By 9:45 AM, SPX pushed to $7,405.81. That 20-point buffer had been cut in half, and the position dropped to -15.5%. At this stage, delta was expanding, but it was still just a normal test of the short strike.

What happened over the next four minutes is the defining characteristic of 0DTE risk: the gamma trap.

As the index price rushed toward our short strike on zero-days-to-expiration, the options became exponentially more sensitive to price changes. Delta, which started at a comfortable 20, was expanding rapidly. Gamma, the rate of change of delta, peaks near the money for near-term expirations.
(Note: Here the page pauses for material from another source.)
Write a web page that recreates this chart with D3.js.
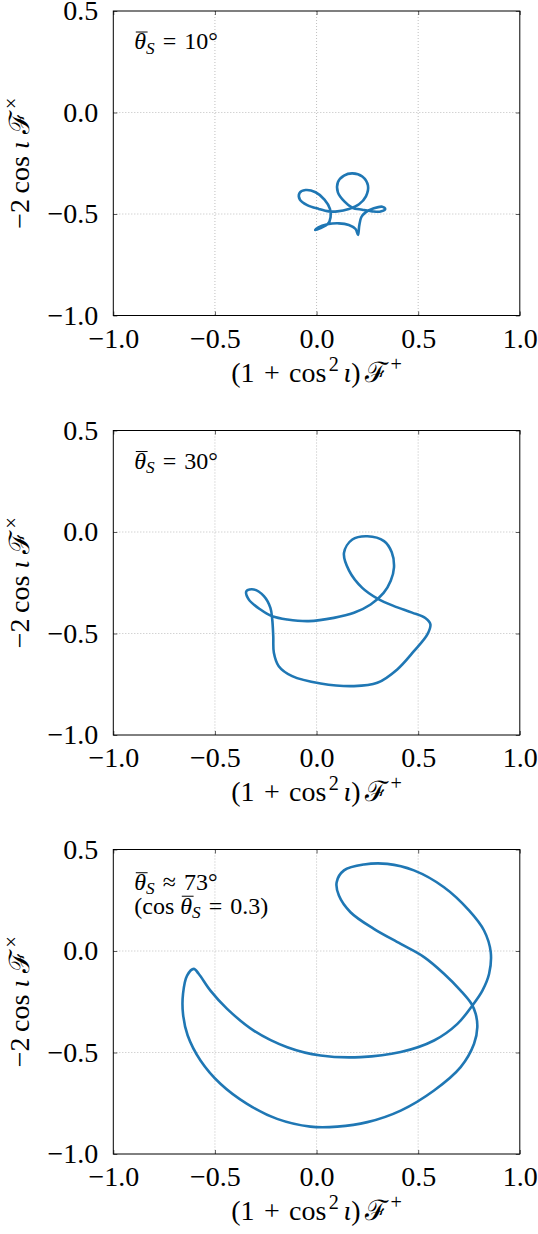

  • 9:47 AM: SPX @ $7,409.61. P/L is -28.9%.
  • 9:48 AM: SPX @ $7,410.82. P/L is -35.2%.
  • 9:49 AM: SPX @ $7,414.02. P/L is -52.3%.

In a span of just 60 seconds (from 9:48 to 9:49), a 3-point move in the SPX dragged the P/L down an additional 17%. The SPX was now exactly 1 point away from our 7415 short call.

The bot recognized the breach of the 50% threshold and immediately sent the exit order. The position was closed for an $11.57 debit.

Total time in trade: 16 minutes and 59 seconds.


The Mechanics of the Gamma Trap

To understand why the position deteriorated so rapidly in the final two minutes, you have to look at the mechanics of 0DTE options.

When you sell a 20-delta option with 45 days to expiration, a 10-point move against you might change the delta from 20 to 22. You have time on your side, and the probability curve is wide.

On 0DTE, a 10-point move when the index is just a few points away from the strike can change the delta from 20 to 45. Gamma is the accelerator pedal, and when you are short 0DTE options, that pedal is pushed to the floor the closer the price gets to your strike.

This is why human traders struggle with 0DTE. The acceleration of losses creates panic. A position that looks manageable at 9:47 AM becomes a crisis by 9:49 AM. The bot doesn’t panic; it just executes the math.


The Day in Perspective

When you trade a mechanical 20-delta strategy, you are mathematically accepting that the market will blow right past your short strike roughly one out of every five times. You don’t get to choose which days those are.

This trade was a pure, one-way momentum squeeze right out of the gate. There was no pinning, no drifting, and no recovery.

It is easy to look at a 17-minute stop-out and want to tweak the rules. Maybe we should wait until 10:00 AM to enter. Maybe a 15-delta wing would have survived. Maybe we should roll the untested side. But that defeats the purpose of the bot. The bot is there to execute the math over hundreds of occurrences, not to win every Monday.

Taking a 52% loss before 10:00 AM isn’t a failure of the system; it is the system working exactly as intended. Without that strict exit rule, that rapid gamma expansion would have quickly turned a -$397 loss into a full max-loss scenario as the call went deep in-the-money.

If we had hesitated, hoping for a pullback, SPX continued its march to $7,425 by 10:15 AM. A manual trader might have frozen. The bot took the paper cut and lived to trade another day.

We monitor the data, we take the stop cleanly, and we let the bot run again tomorrow. It’s just the cost of doing business.



Trade logs from a mechanical bot in monitoring mode on SPX. 35% profit target. 50% stop loss. Not financial advice.